How AeroResQ™ identifies distress in under five seconds

By Anh Phan

21 November 2025

AIAutonomous Distress Detection

Every summer, our operations team reviews incident logs from beaches around the world. A pattern always emerges: by the time a distressed swimmer is noticed from shore, precious seconds have already slipped away. AeroResQ™ was designed to change that, seeing early signals of danger faster than the human eye, filtering noise from real risk, and informing lifeguards clearly without ever overwhelming them.

The Problem: Early Distress Doesn’t Look Dramatic

Most drowning victims don’t wave. They don’t shout. They don’t thrash. They slip underwater quietly.

Operational research from the International Life Saving Federation shows that up to 85% of drowning episodes begin with subtle posture changes: vertical body alignment, reduced kicking, delayed arm recovery, or forward bobbing. These signs are easy for humans to miss, especially when watching hundreds of swimmers in glare and surf.

This is why AeroResQ™ is built to observe swimmers continuously, analyze motion patterns, and alert lifeguards the moment behavior becomes abnormal, not after a visible struggle.

A Multi-Sensor Approach to Precision

To detect distress early, AeroResQ™ fuses inputs from three synchronized sensors:

• Thermal Imaging: Highlights heat signatures during low light, fog, or glare, maintaining visibility.
• RGB Polarized Camera: Cuts through surface reflections and wave glare to reveal silhouettes invisible to standard cameras.

All vision channel are processed on an embedded NVIDIA module running custom AI models optimized specifically for water-rescue environments.

The AI Pipeline: What Happens in Those Five Seconds

🟢 Step 1 — Detection (0.0s to 0.2s)

A convolutional detector identifies all visible swimmers, bounding each one and tracking their position frame-to-frame.

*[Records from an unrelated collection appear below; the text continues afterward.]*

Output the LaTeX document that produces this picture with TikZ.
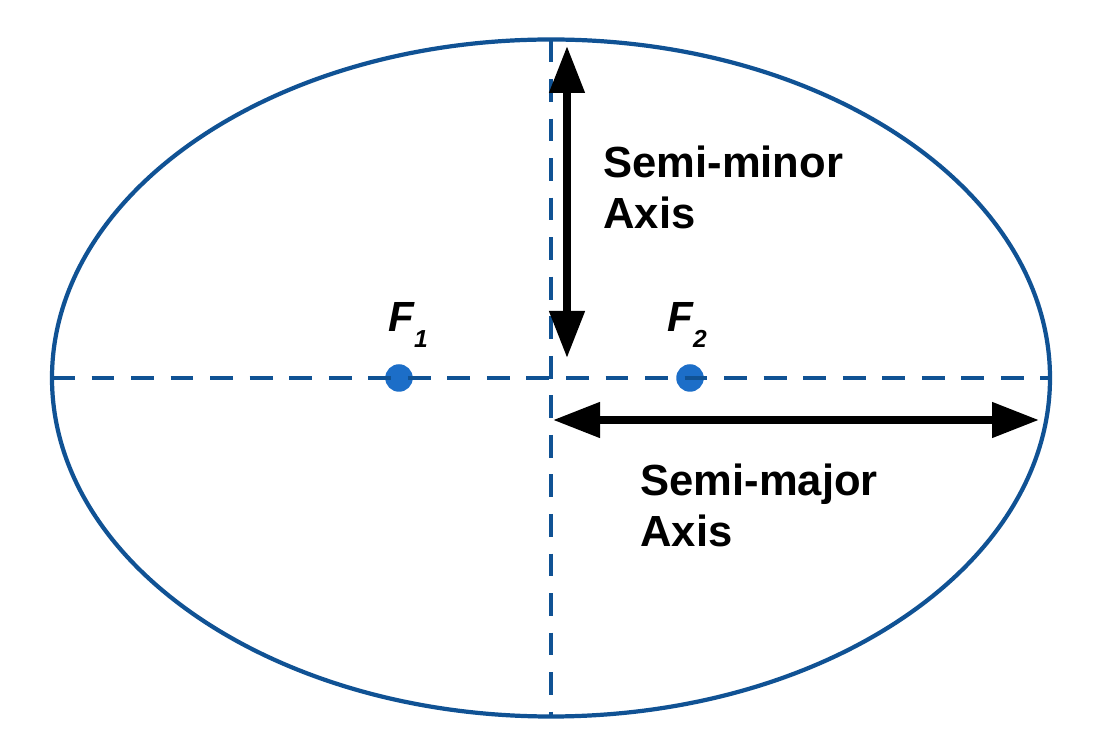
\documentclass[tikz,border=0pt]{standalone}
\usepackage{fontspec}
\setmainfont{Liberation Sans}
\usetikzlibrary{arrows.meta}
\definecolor{orbitblue}{RGB}{16,82,148}
\definecolor{focusblue}{RGB}{28,110,200}

\begin{document}
\begin{tikzpicture}
  \tikzstyle{orbit} = [draw=orbitblue, line width=2.4pt]
  \tikzstyle{axisline} = [orbitblue, line width=2.2pt, dash pattern=on 13pt off 9.5pt]
  \tikzstyle{focus} = [circle, fill=focusblue, inner sep=0pt, minimum size=0.55cm]
  \tikzstyle{len} = [line width=4.4pt, {Triangle[length=0.94cm,width=0.68cm]}-{Triangle[length=0.94cm,width=0.68cm]}]
  \tikzstyle{lbl} = [font=\bfseries\fontsize{24.8pt}{29.5pt}\selectfont, align=left, anchor=base west, inner sep=0pt]
  \tikzstyle{flbl} = [font=\bfseries\itshape\fontsize{24pt}{24pt}\selectfont, anchor=base west, inner sep=0pt]

  \useasboundingbox (-11.02,-7.40) rectangle (10.92,7.56);
  \fill[white] (-11.02,-7.40) rectangle (10.92,7.56);

  \coordinate (c) at (0,0);
  \coordinate (west) at (-9.98,0);
  \coordinate (east) at (9.98,0);
  \coordinate (north) at (0,6.77);
  \coordinate (south) at (0,-6.77);

  \draw[orbit] (c) ellipse (9.98 and 6.77);

  \node[focus](f1) at (-3.04,0){};
  \node[focus](f2) at (2.78,0){};

  \draw[axisline](west)--(east);
  \draw[axisline](north)--(south);

  \coordinate (mtop) at (0.32,6.64);
  \coordinate (mbot) at (0.32,0.4);
  \coordinate (jleft) at (0.04,-0.84);
  \coordinate (jright) at (9.76,-0.84);

  \draw[len](mtop)--(mbot);
  \draw[len](jleft)--(jright);

  % base anchor sits on the last line
  \node[lbl](minor) at (1.04,2.98){Semi-minor\\Axis};
  \node[lbl](major) at (1.78,-3.38){Semi-major\\Axis};

  \node[flbl](f1lbl) at (-3.26,0.92){F\raisebox{-0.32cm}{\fontsize{14pt}{14pt}\selectfont 1}};
  \node[flbl](f2lbl) at (2.32,0.92){F\raisebox{-0.32cm}{\fontsize{14pt}{14pt}\selectfont 2}};
\end{tikzpicture}
\end{document}
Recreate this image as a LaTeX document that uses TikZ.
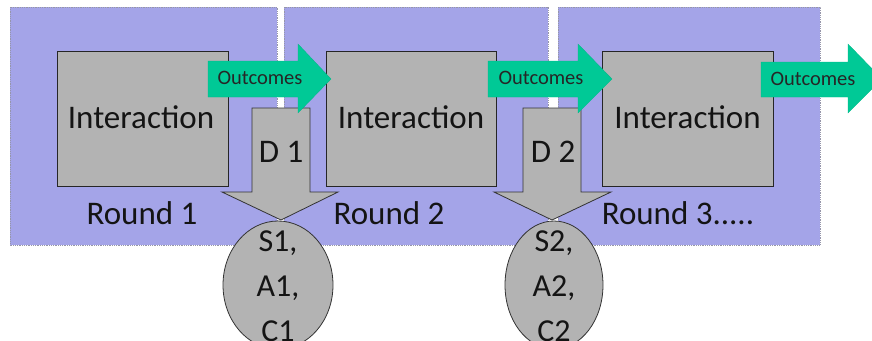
\documentclass[tikz,border=0pt]{standalone}
\usepackage{fontspec}
\setmainfont{Carlito}
\usetikzlibrary{shapes.geometric}
\definecolor{panelc}{RGB}{164,164,232}
\definecolor{panelb}{RGB}{150,150,170}
\definecolor{boxc}{RGB}{179,179,179}
\definecolor{greenc}{RGB}{0,201,150}
\definecolor{txtc}{RGB}{20,20,20}
\tikzset{
  panel/.style={fill=panelc, draw=panelb, densely dotted, line width=0.8pt},
  interbox/.style={fill=boxc, draw=black!85, line width=1pt},
  greenarrow/.style={fill=greenc, draw=greenc!90!black, line width=0.3pt},
  grayarrow/.style={fill=boxc, draw=black!80, line width=0.8pt},
  bigtxt/.style={font=\fontsize{33}{45}\selectfont, text=txtc, inner sep=0pt},
  smalltxt/.style={font=\fontsize{20.5}{24}\selectfont, text=black!85, inner sep=0pt},
  oval/.style={ellipse, fill=boxc, draw=black!80, line width=0.8pt, inner sep=0pt},
  ovaltxt/.style={align=center, inner sep=0pt, font=\fontsize{32}{45}\selectfont, text=txtc}
}
\begin{document}
\begin{tikzpicture}[x=1pt,y=-1pt]
\useasboundingbox (0,0) rectangle (872,340);
% panels
\path[panel] (10,7) rectangle (277,245);
\path[panel] (284,7) rectangle (548,245);
\path[panel] (558,7) rectangle (820,245);
% interaction boxes
\draw[interbox] (57,51) rectangle (228,186);
\draw[interbox] (326,51) rectangle (496,186);
\draw[interbox] (602,51) rectangle (773,186);
\node[bigtxt] (i1) at (141,117) {Interaction};
\node[bigtxt] (i2) at (411,117) {Interaction};
\node[bigtxt] (i3) at (687.5,117) {Interaction};
% round labels
\node[bigtxt] (r1) at (142,213) {Round 1};
\node[bigtxt] (r2) at (389,213) {Round 2};
\node[bigtxt] (r3) at (678,213) {Round 3.....};
% gray down arrows
\draw[grayarrow] (252,108) -- (310,108) -- (310,192) -- (338,192) -- (281,220) -- (222,192) -- (252,192) -- cycle;
\draw[grayarrow] (523,108) -- (581,108) -- (581,192) -- (611,192) -- (552,220) -- (494,192) -- (523,192) -- cycle;
\node[bigtxt] (d1) at (281,152) {D 1};
\node[bigtxt] (d2) at (553,152) {D 2};
% green arrows
\draw[greenarrow] (208,61) -- (298,61) -- (298,44) -- (331,79) -- (298,113) -- (298,97) -- (208,97) -- cycle;
\draw[greenarrow] (488,61) -- (578,61) -- (578,44) -- (612,79) -- (578,113) -- (578,97) -- (488,97) -- cycle;
\draw[greenarrow] (761,62) -- (848,62) -- (848,44) -- (882,79) -- (848,113) -- (848,97) -- (761,97) -- cycle;
\node[smalltxt] (o1) at (260,78) {Outcomes};
\node[smalltxt] (o2) at (541,78) {Outcomes};
\node[smalltxt] (o3) at (813,79) {Outcomes};
% ellipses
\node[oval, minimum width=110pt, minimum height=128pt] (e1) at (278,285) {};
\node[oval, minimum width=98pt, minimum height=128pt] (e2) at (554,285) {};
\node[ovaltxt] (t1) at (278,286) {S1,\\A1,\\C1};
\node[ovaltxt] (t2) at (554,286) {S2,\\A2,\\C2};
\end{tikzpicture}
\end{document}
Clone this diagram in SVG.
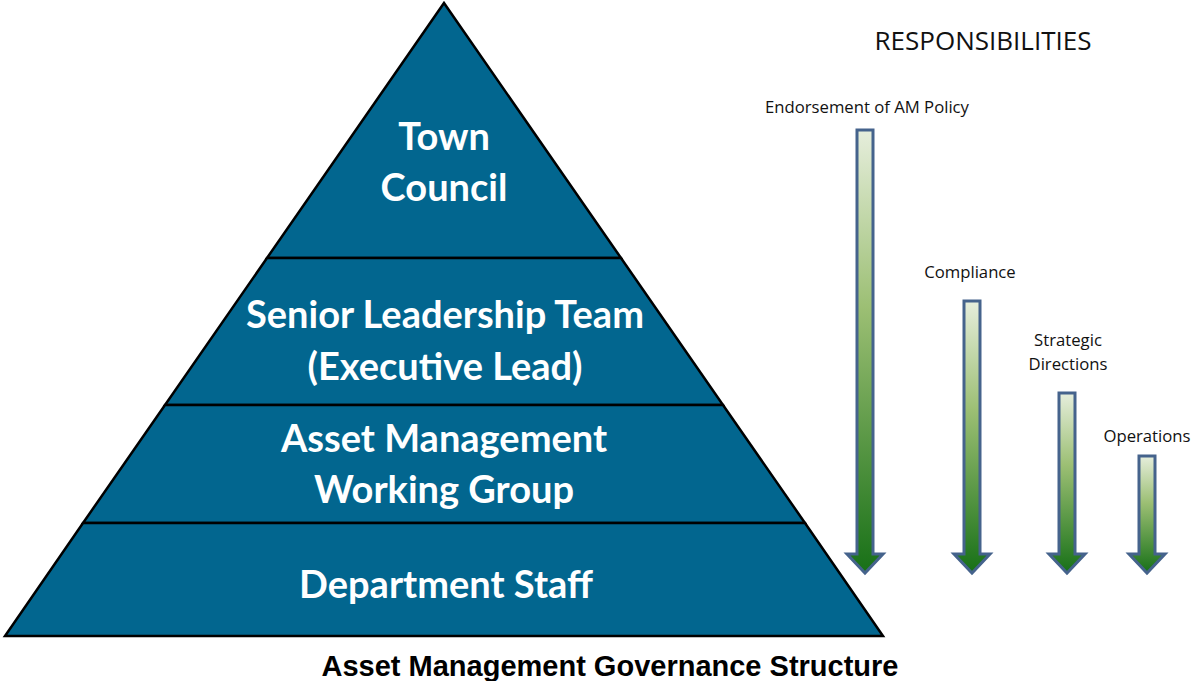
<svg xmlns="http://www.w3.org/2000/svg" width="1192" height="681" viewBox="0 0 1192 681">
<defs>
<linearGradient id="g" x1="0" y1="0" x2="0" y2="1">
<stop offset="0" stop-color="#e6eedc"/>
<stop offset="0.4" stop-color="#9cbf74"/>
<stop offset="1" stop-color="#177017"/>
</linearGradient>
</defs>
<style>
.tier{fill:#02668f;stroke:#000;stroke-width:2.5;stroke-linejoin:miter}
.pt{font-family:Lato,"Open Sans",sans-serif;font-weight:700;font-size:38px;fill:#fff;text-anchor:middle}
.lab{font-family:"Open Sans","Noto Sans",sans-serif;font-size:16.7px;fill:#111;text-anchor:middle}
.arr{fill:url(#g);stroke:#45638c;stroke-width:3;stroke-linejoin:miter}
</style>
<rect width="1192" height="681" fill="#fff"/>
<g id="pyramid">
<g id="tier-town-council">
<polygon class="tier" points="444,3 621,258 267,258"/>
<text class="pt" x="444" y="150">Town</text>
<text class="pt" x="444" y="201">Council</text>
</g>
<g id="tier-senior-leadership">
<polygon class="tier" points="267,258 621,258 723,405 165,405"/>
<text class="pt" x="445" y="328">Senior Leadership Team</text>
<text class="pt" x="445" y="380">(Executive Lead)</text>
</g>
<g id="tier-am-working-group">
<polygon class="tier" points="165,405 723,405 805,523 83,523"/>
<text class="pt" x="444" y="452">Asset Management</text>
<text class="pt" x="444" y="503">Working Group</text>
</g>
<g id="tier-department-staff">
<polygon class="tier" points="83,523 805,523 883,636 5,636"/>
<text class="pt" x="446" y="598">Department Staff</text>
</g>
</g>
<g id="responsibilities">
<text x="983" y="50" font-family="'Open Sans','Noto Sans',sans-serif" font-size="26" fill="#111" text-anchor="middle">RESPONSIBILITIES</text>
</g>
<g id="connectors">
<g id="arrow-endorsement">
<text class="lab" x="867" y="113">Endorsement of AM Policy</text>
<path class="arr" d="M857,130 H873 V554 H883 L865,573 L847,554 H857 Z"/>
</g>
<g id="arrow-compliance">
<text class="lab" x="970" y="278">Compliance</text>
<path class="arr" d="M964,301 H980 V554 H990 L972,573 L954,554 H964 Z"/>
</g>
<g id="arrow-strategic">
<text class="lab" x="1068" y="346">Strategic</text>
<text class="lab" x="1068" y="370">Directions</text>
<path class="arr" d="M1059,393 H1075 V554 H1085 L1067,573 L1049,554 H1059 Z"/>
</g>
<g id="arrow-operations">
<text class="lab" x="1147" y="442">Operations</text>
<path class="arr" d="M1139,456 H1155 V554 H1165 L1147,573 L1129,554 H1139 Z"/>
</g>
</g>
<g id="caption">
<text x="610" y="676" font-family="'Liberation Sans',Arial,sans-serif" font-weight="700" font-size="29" fill="#000" text-anchor="middle">Asset Management Governance Structure</text>
</g>
</svg>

🟠 Step 2 — Behavior Analysis (0.2s to 2.5s)

A transformer-based motion model compares each swimmer’s pattern against thousands of archived rescue scenarios, identifying:

• fatigue drift
• vertical posture collapse
• “climbing the ladder” instinctive drowning response
• irregular breathing or arm recovery

The system filters out harmless actions like diving, splashing, or playing.

🔴 Step 3 — Risk Classification (2.5s to 4.0s)

• Swimming (Green): Normal stroke, stable rhythm.
• Risk (Orange): Early fatigue, slowed movement, drift.
• ResQ Needed (Red): Loss of buoyancy, vertical posture, repeated bobbing, or sudden submersion.

⚪ Step 4 — Human-in-the-Loop Verification (4.0s to 5.0s)

Once AeroResQ™ is confident a swimmer may be in danger, the system sends the event summary such as bounding boxes, motion traces, and confidence scores, to the lifeguard for rapid human confirmation. The AI never launches a rescue on its own; it elevates only high-confidence cases, and the lifeguard makes the final call.

Three Pillars Behind AeroResQ™ Speed and Reliability

• Layered Sensing: Designed to see through glare, fog, and choppy water.
• Explainable AI: Alerts include motion graphs, bounding boxes, confidence scores, and recommended actions.
• Human Oversight: AeroResQ™ supports lifeguards, it never replaces them.

Results From Field Pilots

• 63% reduction in false alarms after adding verification layers
• 98% accuracy in identifying genuine distress events
• Alerts delivered up to minutes earlier than tower-based scanning
• Lifeguards reported greater confidence and reduced fatigue

The biggest takeaway: Speed + clarity saves lives.

What Happens Inside the Five-Second Pipeline

• Detection (0–0.2s): Swimmers are identified and tracked in real time.
• Behavior Analysis (0.2–2.5s): Motion models compare swimmer movement to thousands of archived rescue scenarios.
• Risk Classification (2.5–4.0s): Each swimmer is labeled as Swimming (green), Risk (orange), or ResQ Needed (red).
• Human Verification (4.0–5.0s): A module filters out false alarms before notifying lifeguards.

What’s Coming Next

• Long-range optical zoom for deep-water detection
• Improved night-vision fusion
• Predictive drift modeling using ocean current data
• Automated drone deployment from shore towers

Each update brings us closer to a world where every beach has an extra set of eyes, eyes that never blink.

During coastal trials, AeroResQ™ cut false alarms by 63% and improved confirmed distress detection to 98%. Lifeguards reported greater confidence and reduced scanning fatigue, especially during peak hours.